While to study medicine only from book is not to go to sea at all.”

- William Osler.


  Competency-Based Medical Education Top


This involves multiple competencies so that an undergraduate, after completing the course, shall have the competence of a “Basic Doctor.” Competency-based education is an approach to preparing physicians for practice that is fundamentally oriented to graduated outcome abilities and organized around competencies derived from an analysis of social patient needs. It De-emhasize time-based training and promises greater accountability, flexibility, and learner centeredness.


  Evidence-Based Medicine Top


The essential feature of evidence-based medicine is that the consultants/students, when faced with any problem or dilemma in the clinical context of patient, should be able to perform a literature search, identify the evidence available on the clinical, critically evaluate it, and determine the best evidence to diagnose/treat/manage the patient.


  Problem-Based Learning Top


“A problem is a chance for you to do your best.”

- Duke Ellington.

In fact, the bedside learning in the clinical posting is a form of problem-based learning and the student acquires problem-solving skills.

“Problems are not stop sign. They are guidelines.”

- Robert Schur.


  Patient-Centered Care Top


In treatment, the primary focus shall be the welfare of the patient. We must make sure that patients have access to the safest and highest quality care.

In patient-focused care, observe the following guidelines:

  • History: Is half clinical examination
  • Clinical examination: Is half diagnosis
  • Diagnosis: Is half treatment
  • Treatment: Is half life style
  • Life style: Is half diet.


A pat, a smile, and a kind word complete the treatment.

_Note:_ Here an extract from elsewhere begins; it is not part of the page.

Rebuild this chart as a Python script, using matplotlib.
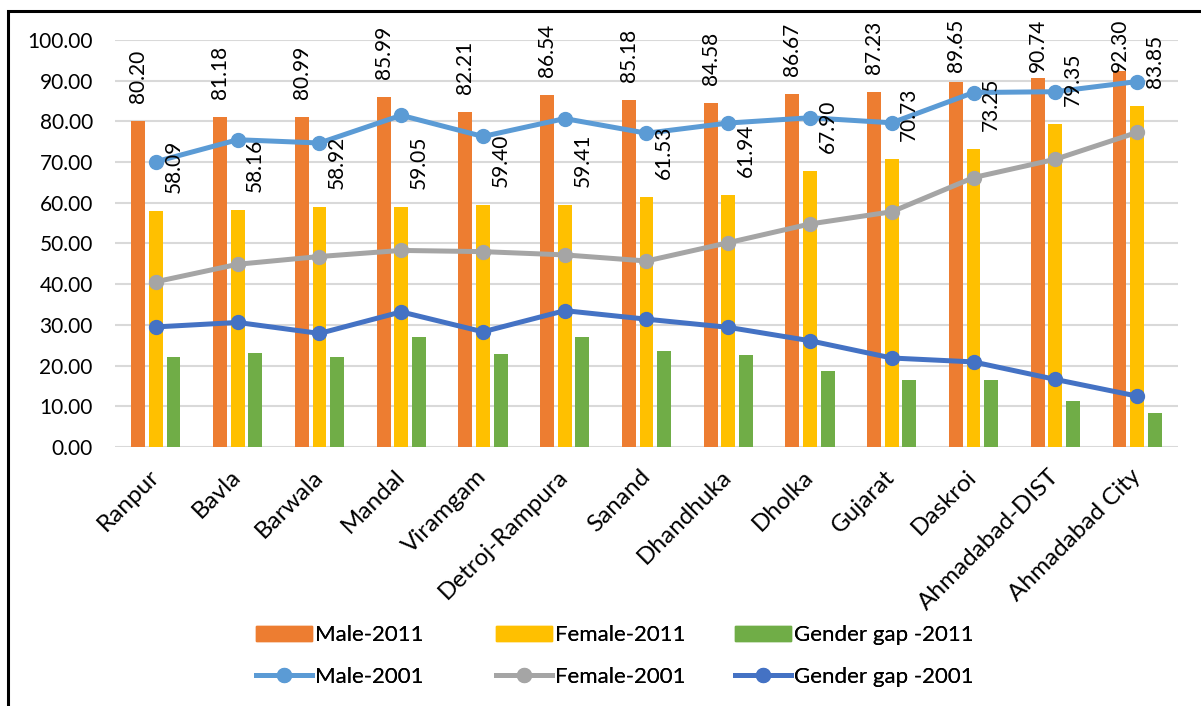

  Continuing Medical Education Top


Doctors practicing modern medicine remain a student throughout their professional career. The process of education is a continuous process and consists of learning, unlearning, and relearning. Continuous medical education forms the sheet anchor of progress in medicine and prevents mediocre quality. Continuing medical education is defined as “Any and all the ways by which doctors learn after formal completion of their training.”


  Medical Council of India Top


The MCI is believed to be the watchdog of medical education and practice. Originally, it was Indian Medical Council (IMC) and established in 1934 under IMC Act 1933 as a selected body for monitoring medical register and providing ethical oversight. The Parliament provided statutory status for the IMC. An amendment in 1956 mandated the MCI to maintain uniform standards in medical education both in undergraduate and postgraduate.

In the year 2018, the MCI introduced “Competency based undergraduate curriculum” which will be effect from August 2019. Updating and reorganization of the postgraduate curriculum in fifty board specialty disciplines to the competency pattern were already accomplished by the MCI.

The existing regulations on graduate medical education 1997 are of 20 years old.

The MCI visualized that the undergraduates should be able to recognize “Health for all” as a national goal and to provide clinician who understand and is able to provide preventive, promotive, curative, palliative, and holistic care to his/her patients. The thrust in the new regulation is more learner centric, patient centric, gender sensitive, outcome oriented, and environment appropriate. Emphasis is made on alignment and integration of subjects both horizontally and vertically. Importance has been given for ethical values, responsiveness to the need of patients, and acquisition of communication skill. Great emphasis has been placed on collaborative and interdisciplinary team work, professionalism, and respect to professional relationship. We hope that the curriculum shall create a new generation of medical graduates.